Now, every concern of our obscure daily lives comes under this law as surely as the actions of a Pharaoh.
THE EXODUS.
xii. 37–42.
The children of Israel journeyed from Rameses to Succoth. Already, at the outset of their journey, controversy has had much to say about their route. Much ingenuity has been expended upon the theory which brought their early journey along the Mediterranean coast, and made the overthrow of the Egyptians take place in “that Serbonian bog where armies whole have sunk.” But it may fairly be assumed that this view was refuted even before the recent identification of the sites of Rameses and Pi-hahiroth rendered it untenable.
How came these trampled slaves, who could not call their lives their own, to possess the cattle which we read of as having escaped the murrain, and the number of which is here said to have been very great?
Just before Moses returned, and when the Pharaoh of the Exodus appears upon the scene, we are told that “their cry came up unto God, ... and God heard their groaning, and God remembered His covenant ... and God saw the children of Israel, and God took knowledge of them” (ii. 23).
May not this verse point to something unrecorded, some event before their final deliverance? The conjecture is a happy one that it refers to their share in the revolt of subject races which drove Menephtah for twelve years out of his northern territories. If so, there was time for a considerable return of prosperity; and the retention or forfeiture of their chattels when they were reconquered would depend very greatly upon circumstances unknown to us. At all events, this revolt is evidence, which is amply corroborated by history and the inscriptions, of the existence of just such a discontented and servile element in the population as the “mixed multitude” which came out with them repeatedly proved itself to be.
But here we come upon a problem of another kind. How long was Israel in the house of bondage? Can we rely upon the present Hebrew text, which says that “their sojourning which they sojourned in Egypt, was four hundred and thirty years. And it came to pass at the end of the four hundred and thirty years, even the selfsame day it came to pass, that all the hosts of the Lord came out of the land of Egypt” (xii. 40, 41).
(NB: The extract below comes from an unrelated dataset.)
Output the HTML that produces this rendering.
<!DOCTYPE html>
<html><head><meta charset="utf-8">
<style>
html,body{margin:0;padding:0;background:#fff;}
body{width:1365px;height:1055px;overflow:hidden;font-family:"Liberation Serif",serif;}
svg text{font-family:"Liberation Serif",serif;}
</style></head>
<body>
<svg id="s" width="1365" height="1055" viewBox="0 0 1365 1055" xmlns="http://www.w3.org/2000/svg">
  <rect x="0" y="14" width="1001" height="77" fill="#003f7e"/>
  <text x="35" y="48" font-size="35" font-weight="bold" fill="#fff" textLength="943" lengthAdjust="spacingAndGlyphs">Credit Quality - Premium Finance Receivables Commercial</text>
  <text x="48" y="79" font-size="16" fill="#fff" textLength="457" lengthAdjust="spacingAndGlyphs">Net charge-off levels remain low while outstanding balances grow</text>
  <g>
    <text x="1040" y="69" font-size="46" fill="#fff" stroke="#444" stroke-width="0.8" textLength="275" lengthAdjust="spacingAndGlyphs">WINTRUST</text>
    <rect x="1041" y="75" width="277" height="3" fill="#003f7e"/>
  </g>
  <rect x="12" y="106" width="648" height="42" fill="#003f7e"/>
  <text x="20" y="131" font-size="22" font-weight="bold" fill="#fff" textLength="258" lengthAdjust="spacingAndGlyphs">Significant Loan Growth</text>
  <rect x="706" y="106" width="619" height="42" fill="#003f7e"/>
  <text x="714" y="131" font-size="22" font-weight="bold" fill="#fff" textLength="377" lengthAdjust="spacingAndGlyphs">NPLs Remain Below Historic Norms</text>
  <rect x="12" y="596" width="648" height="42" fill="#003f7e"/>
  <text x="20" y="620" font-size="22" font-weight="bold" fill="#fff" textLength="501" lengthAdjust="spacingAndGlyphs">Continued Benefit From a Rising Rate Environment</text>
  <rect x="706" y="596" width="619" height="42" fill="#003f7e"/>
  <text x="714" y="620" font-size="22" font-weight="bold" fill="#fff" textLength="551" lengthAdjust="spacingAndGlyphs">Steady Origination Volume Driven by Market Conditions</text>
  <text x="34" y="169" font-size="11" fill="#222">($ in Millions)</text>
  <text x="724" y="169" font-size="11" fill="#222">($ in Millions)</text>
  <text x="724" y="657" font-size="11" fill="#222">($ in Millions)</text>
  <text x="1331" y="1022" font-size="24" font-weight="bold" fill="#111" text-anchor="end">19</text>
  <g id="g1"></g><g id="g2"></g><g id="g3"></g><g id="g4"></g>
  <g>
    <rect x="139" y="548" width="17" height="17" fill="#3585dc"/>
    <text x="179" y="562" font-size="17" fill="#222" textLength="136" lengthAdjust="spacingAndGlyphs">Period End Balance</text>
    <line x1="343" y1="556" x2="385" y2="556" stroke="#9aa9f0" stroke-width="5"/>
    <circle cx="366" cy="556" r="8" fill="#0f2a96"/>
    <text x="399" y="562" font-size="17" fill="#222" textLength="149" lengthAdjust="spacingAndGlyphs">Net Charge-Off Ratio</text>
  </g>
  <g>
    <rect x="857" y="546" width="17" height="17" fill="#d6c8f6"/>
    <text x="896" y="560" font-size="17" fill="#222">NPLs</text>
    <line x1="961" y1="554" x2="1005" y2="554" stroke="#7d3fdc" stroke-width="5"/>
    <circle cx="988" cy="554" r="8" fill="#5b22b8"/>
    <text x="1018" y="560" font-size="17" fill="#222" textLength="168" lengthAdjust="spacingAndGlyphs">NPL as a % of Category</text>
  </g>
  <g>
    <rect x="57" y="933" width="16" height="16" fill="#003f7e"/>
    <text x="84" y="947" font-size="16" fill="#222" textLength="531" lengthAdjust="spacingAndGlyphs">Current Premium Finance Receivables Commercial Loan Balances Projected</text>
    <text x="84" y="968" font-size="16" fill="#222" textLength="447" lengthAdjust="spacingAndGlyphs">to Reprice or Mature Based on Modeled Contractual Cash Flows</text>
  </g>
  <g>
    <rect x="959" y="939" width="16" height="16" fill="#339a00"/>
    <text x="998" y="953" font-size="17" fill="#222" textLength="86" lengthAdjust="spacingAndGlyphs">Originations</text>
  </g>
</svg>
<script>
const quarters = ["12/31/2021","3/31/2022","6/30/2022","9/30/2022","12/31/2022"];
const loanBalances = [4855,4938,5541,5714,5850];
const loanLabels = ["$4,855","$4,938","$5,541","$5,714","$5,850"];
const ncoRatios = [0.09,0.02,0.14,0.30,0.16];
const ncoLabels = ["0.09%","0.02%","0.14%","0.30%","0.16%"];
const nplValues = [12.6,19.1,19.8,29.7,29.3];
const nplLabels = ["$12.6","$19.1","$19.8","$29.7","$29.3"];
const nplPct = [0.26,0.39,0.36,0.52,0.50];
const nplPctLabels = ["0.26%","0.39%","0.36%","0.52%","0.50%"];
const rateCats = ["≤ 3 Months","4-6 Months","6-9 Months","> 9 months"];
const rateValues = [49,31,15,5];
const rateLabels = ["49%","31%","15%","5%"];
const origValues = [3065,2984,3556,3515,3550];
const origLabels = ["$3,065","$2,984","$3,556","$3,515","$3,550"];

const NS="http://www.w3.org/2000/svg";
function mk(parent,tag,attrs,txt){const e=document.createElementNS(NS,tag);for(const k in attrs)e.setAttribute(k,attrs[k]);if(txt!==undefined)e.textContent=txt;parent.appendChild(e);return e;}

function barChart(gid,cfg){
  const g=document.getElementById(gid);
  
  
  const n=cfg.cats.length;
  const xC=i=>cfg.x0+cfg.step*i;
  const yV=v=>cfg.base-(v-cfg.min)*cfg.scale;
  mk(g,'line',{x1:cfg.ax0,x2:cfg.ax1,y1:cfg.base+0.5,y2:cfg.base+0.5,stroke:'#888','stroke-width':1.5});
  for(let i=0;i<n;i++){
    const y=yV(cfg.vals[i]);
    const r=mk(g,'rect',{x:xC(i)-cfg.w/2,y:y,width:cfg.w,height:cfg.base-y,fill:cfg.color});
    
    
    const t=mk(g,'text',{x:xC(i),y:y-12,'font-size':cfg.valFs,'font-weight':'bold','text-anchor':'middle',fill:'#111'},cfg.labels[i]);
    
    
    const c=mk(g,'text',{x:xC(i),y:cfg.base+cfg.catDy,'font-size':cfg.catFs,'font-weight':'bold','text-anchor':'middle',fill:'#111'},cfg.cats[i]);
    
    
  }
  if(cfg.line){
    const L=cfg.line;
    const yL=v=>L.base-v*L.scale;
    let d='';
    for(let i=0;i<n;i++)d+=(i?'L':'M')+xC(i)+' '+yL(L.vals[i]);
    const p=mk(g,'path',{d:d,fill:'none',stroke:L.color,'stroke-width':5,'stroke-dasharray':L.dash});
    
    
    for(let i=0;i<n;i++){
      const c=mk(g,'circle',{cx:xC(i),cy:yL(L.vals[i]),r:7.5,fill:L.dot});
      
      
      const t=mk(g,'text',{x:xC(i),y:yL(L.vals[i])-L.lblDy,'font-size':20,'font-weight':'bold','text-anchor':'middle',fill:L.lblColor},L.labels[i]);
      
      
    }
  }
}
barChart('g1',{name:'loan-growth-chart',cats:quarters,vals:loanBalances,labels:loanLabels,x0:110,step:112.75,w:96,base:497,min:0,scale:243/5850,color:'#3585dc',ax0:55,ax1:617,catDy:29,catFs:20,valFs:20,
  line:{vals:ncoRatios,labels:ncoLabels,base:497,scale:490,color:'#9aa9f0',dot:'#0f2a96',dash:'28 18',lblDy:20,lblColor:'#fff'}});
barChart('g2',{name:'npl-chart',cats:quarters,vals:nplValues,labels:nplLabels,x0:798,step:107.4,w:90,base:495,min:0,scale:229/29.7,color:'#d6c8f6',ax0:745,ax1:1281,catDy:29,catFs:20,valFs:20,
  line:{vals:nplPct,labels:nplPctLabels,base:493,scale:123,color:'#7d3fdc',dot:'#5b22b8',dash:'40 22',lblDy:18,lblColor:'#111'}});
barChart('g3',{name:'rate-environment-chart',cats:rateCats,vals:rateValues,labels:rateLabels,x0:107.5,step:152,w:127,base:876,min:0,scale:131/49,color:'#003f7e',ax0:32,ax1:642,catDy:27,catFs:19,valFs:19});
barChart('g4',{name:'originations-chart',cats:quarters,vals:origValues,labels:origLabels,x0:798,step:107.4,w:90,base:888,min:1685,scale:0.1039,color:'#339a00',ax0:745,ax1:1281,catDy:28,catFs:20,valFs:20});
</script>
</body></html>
Certain ancient versions have departed from this text. The Septuagint reads, “The sojourning of the children of Israel which they sojourned in Egypt and in the land of Canaan, was four hundred and thirty years”; and the Samaritan agrees with this, except that it has “the sojourning of the children of Israel and of their fathers.” The question is, which reading is correct? Must we date the four hundred and thirty years from Abraham’s arrival in Canaan, or from Jacob’s descent into Egypt?